Leur réseau des chemins permet de découvrir les côtes mais aussi les enchaînements de paysages dans les terres. Il est à renforcer pour une découverte des rivages, mais aussi dans le cadre de « développements paysagers intérieurs » structurants.
A partir des chemins, la perception des rivages, leur aspect et de là le contrôle de leur évolution doit être considérés. De même, les premiers plans, les dégagements constituent depuis le réseau des chemins des éléments essentiels à la qualité perçue et vécue.
L’accès en voiture nécessite également une attention précise, les voies et les stationnements peuvent déconsidérer les sites mêmes que l’on souhaite desservir. En même temps que les chemins, les accès doivent faire l’objet de programmes et de projets soigneusement mesurés et inscrits dans les enjeux du paysage.

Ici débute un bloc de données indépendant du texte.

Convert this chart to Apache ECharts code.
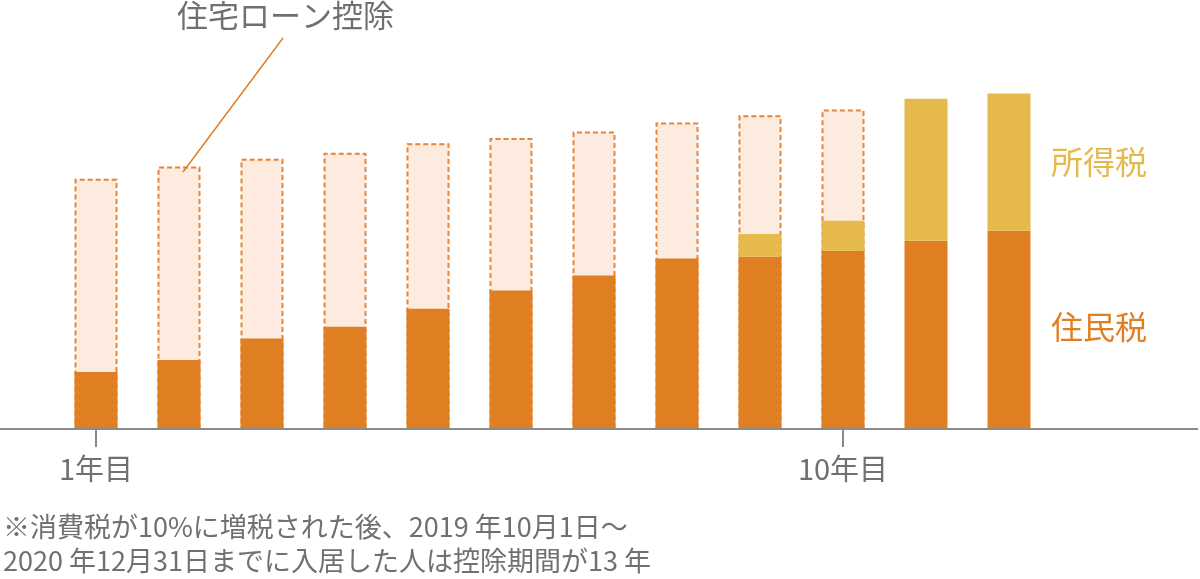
<!DOCTYPE html>
<html>
<head>
<meta charset="utf-8">
<script src="https://cdn.jsdelivr.net/npm/echarts@6/dist/echarts.min.js"></script>
<style>
html,body{margin:0;padding:0;background:#fff;}
#chart{width:1200px;height:579px;}
</style>
</head>
<body>
<div id="chart"></div>
<script>
// Data (arbitrary units; baseline 0, top of scale 100)
const categories = ['1年目','2年目','3年目','4年目','5年目','6年目','7年目','8年目','9年目','10年目','11年目','12年目'];
const shownLabels = ['1年目','10年目'];
const residentTax = [14, 17, 22.4, 25.3, 29.8, 34.4, 38.1, 42.4, 42.8, 44.3, 46.8, 49.3];
const incomeTax   = [null, null, null, null, null, null, null, null, 5.7, 7.5, 35.5, 34.3];
const loanDeduction = [62.3, 65.4, 67.3, 68.8, 71.2, 72.5, 74.1, 76.4, 78.2, 79.6, null, null];

const FONT = '"Noto Sans CJK JP", "Noto Sans", sans-serif';
const ORANGE = '#e07f22';
const YELLOW = '#e6b94d';
const PEACH = '#fdebe0';
const GRAY = '#707070';

const chart = echarts.init(document.getElementById('chart'), null, {renderer: 'canvas'});
const option = {
  animation: false,
  backgroundColor: '#ffffff',
  grid: {left: 54.5, right: 149.5, top: 28, bottom: 151, containLabel: false},
  xAxis: {
    type: 'category',
    data: categories,
    boundaryGap: true,
    axisLine: {show: false},
    axisTick: {
      show: true,
      alignWithLabel: true,
      length: 19,
      lineStyle: {color: '#888888', width: 2},
      interval: (i, v) => shownLabels.indexOf(v) >= 0
    },
    axisLabel: {
      interval: (i, v) => shownLabels.indexOf(v) >= 0,
      margin: 26,
      fontSize: 29,
      fontFamily: FONT,
      color: GRAY
    },
    splitLine: {show: false}
  },
  yAxis: {type: 'value', min: 0, max: 100, show: false, splitLine: {show: false}},
  series: [
    {
      name: '住宅ローン控除',
      type: 'bar',
      stack: 'ded',
      barWidth: 43,
      barGap: '-100%',
      z: 1,
      data: loanDeduction,
      itemStyle: {color: PEACH, borderColor: '#e5843a', borderWidth: 2, borderType: [5, 3]}
    },
    {
      name: '住民税',
      type: 'bar',
      stack: 'tax',
      barWidth: 43,
      barGap: '-100%',
      z: 3,
      data: residentTax,
      itemStyle: {color: ORANGE}
    },
    {
      name: '所得税',
      type: 'bar',
      stack: 'tax',
      barWidth: 43,
      barGap: '-100%',
      z: 3,
      data: incomeTax,
      itemStyle: {color: YELLOW}
    }
  ],
  graphic: [
    {type: 'line', z: 10, shape: {x1: 0, y1: 429, x2: 1198, y2: 429}, style: {stroke: '#8a8a8a', lineWidth: 2}},
    {type: 'line', z: 10, shape: {x1: 283, y1: 38, x2: 183, y2: 172}, style: {stroke: ORANGE, lineWidth: 1.5}},
    {type: 'text', left: 177, top: 0, style: {text: '住宅ローン控除', fontSize: 31, fontFamily: FONT, fill: GRAY}},
    {type: 'text', left: 1051, top: 146, style: {text: '所得税', fontSize: 32, fontFamily: FONT, fill: YELLOW}},
    {type: 'text', left: 1051, top: 311, style: {text: '住民税', fontSize: 32, fontFamily: FONT, fill: ORANGE}},
    {type: 'text', left: 3, top: 513, style: {text: '※消費税が10%に増税された後、2019 年10月1日〜', fontSize: 27, fontFamily: FONT, fill: GRAY}},
    {type: 'text', left: 3, top: 547, style: {text: '2020 年12月31日までに入居した人は控除期間が13 年', fontSize: 27, fontFamily: FONT, fill: GRAY}}
  ]
};
chart.setOption(option);
</script>
</body>
</html>
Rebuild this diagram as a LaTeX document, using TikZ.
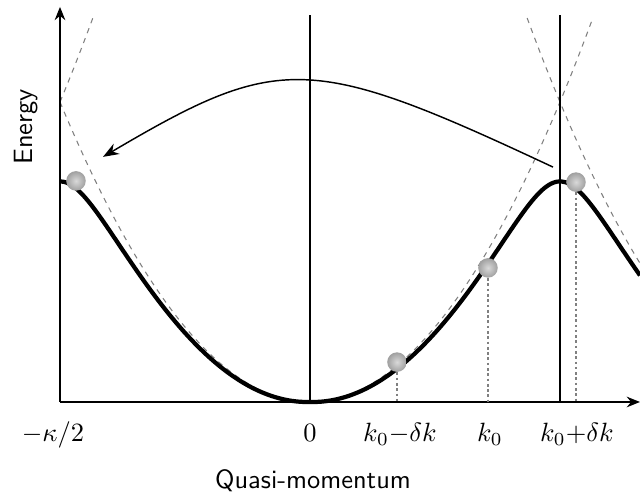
\documentclass[tikz,border=0pt]{standalone}
\usetikzlibrary{arrows.meta}

\begin{document}
\begin{tikzpicture}[x=3.325cm, y=3.99cm,
    axisline/.style={line width=0.75pt, -{Stealth[length=5pt,width=4pt]}},
    zoneline/.style={line width=0.75pt},
    freeline/.style={gray, line width=0.4pt, dash pattern=on 2pt off 2pt},
    bandline/.style={line width=1.6pt},
    dropline/.style={gray, line width=0.5pt, dash pattern=on 1pt off 1pt},
    atom/.style={circle, inner sep=0pt, minimum size=0.26cm,
                 shading=radial, inner color=gray!30, outer color=gray!75},
    ticklabel/.style={anchor=base},
    declare function={band(\k)=abs(\k)^2-2*abs(\k)+sqrt(4+\gap^2)-sqrt(4*(abs(\k)-1)^2+\gap^2);}]

% --- Define variables with \def ---
\def\gap{0.285}    % coupling at the zone edge
\def\top{1.28}     % where the free parabolas stop
\def\kmax{1.32}

% --- Calculate derived values with \pgfmathsetmacro ---
\pgfmathsetmacro{\kfree}{sqrt(\top)}
\pgfmathsetmacro{\kback}{2-\kfree}

\useasboundingbox (-1.24,-0.32) rectangle (\kmax,1.34);

% --- Axes and zone boundaries ---
\coordinate (O) at (0,0);
\coordinate (corner) at (-1,0);
\coordinate (ytip) at (-1,1.317);
\coordinate (xtip) at (\kmax,0);
\coordinate (mid) at (0,1.29);
\coordinate (edge) at (1,0);
\coordinate (edgetop) at (1,1.29);

% --- Free particle parabolas ---
\draw[freeline] plot[domain=-1:\kfree, samples=80, smooth] (\x,{(\x)^2});
\draw[freeline] plot[domain=\kback:\kmax, samples=40, smooth] (\x,{(\x-2)^2});
\draw[freeline] plot[domain=-1:-\kback, samples=20, smooth] (\x,{(\x+2)^2});

\draw[axisline] (corner) -- (ytip);
\draw[axisline] (corner) -- (xtip);
\draw[zoneline] (O) -- (mid);
\draw[zoneline] (edge) -- (edgetop);

% --- Lowest band ---
\draw[bandline] plot[domain=-1:\kmax, samples=141, smooth] (\x,{band(\x)});

% --- Jump across the zone ---
\coordinate (jumpfrom) at (0.972,0.783);
\coordinate (jumpto) at (-0.828,0.817);
\draw[line width=0.55pt, -{Stealth[length=6pt,width=4.5pt]}]
    (jumpfrom) .. controls (0,1.163) and (-0.124,1.163) .. (jumpto);

% --- Wave packets on the band ---
\foreach \name/\k/\e in {kedge/-0.936/0.737, kmd/0.348/0.133, kz/0.712/0.447, kpd/1.064/0.733}
    \node[atom] (\name) at (\k,\e) {};
\foreach \name in {kmd,kz,kpd}
    \draw[dropline] (\name.south) -- (\name.south |- O);

% --- Labels ---
\node[ticklabel] (lkappa) at (-1.028,-0.133) {$-\kappa/2$};
\node[ticklabel] (lzero) at (0,-0.133) {$0$};
\node[ticklabel] (lkmd) at (0.36,-0.133) {$k_0{-}\delta k$};
\node[ticklabel] (lkz) at (0.72,-0.133) {$k_0$};
\node[ticklabel] (lkpd) at (1.068,-0.133) {$k_0{+}\delta k$};
\node[anchor=base, font=\sffamily] (xlabel) at (0.012,-0.29) {Quasi-momentum};
\node[rotate=90, anchor=base, font=\sffamily] (ylabel) at (-1.108,0.917) {Energy};

\end{tikzpicture}
\end{document}
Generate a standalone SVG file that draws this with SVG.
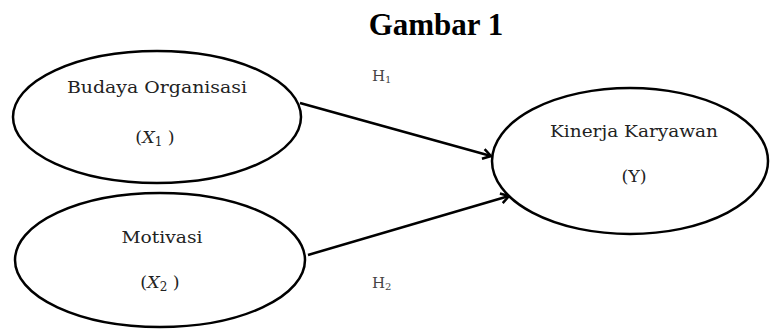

Les mégalithes inscrivent le Golfe dans la mémoire humaine. Certains d’entre eux méritent une meilleure valorisation de leurs d’accès mais surtout de leur environnement immédiat, trop souvent laissé à la friche.
Inscrire les projets dans leur contexte
Tous les projets, tous les éléments à venir nécessitent d’être inscrits dans leur environnement paysager : aménagements routiers et de stationnement, défenses de côte, ouvrages d’art, hangars ostréicoles, bâtiments publics, logements, locaux d’activité…
Dans un paysage aussi exceptionnel, tout compte, chaque motif vient jouer un rôle et se doit d’être à la hauteur du site et de sa beauté. L’approche paysagère de programmes et de projets est ici indispensable.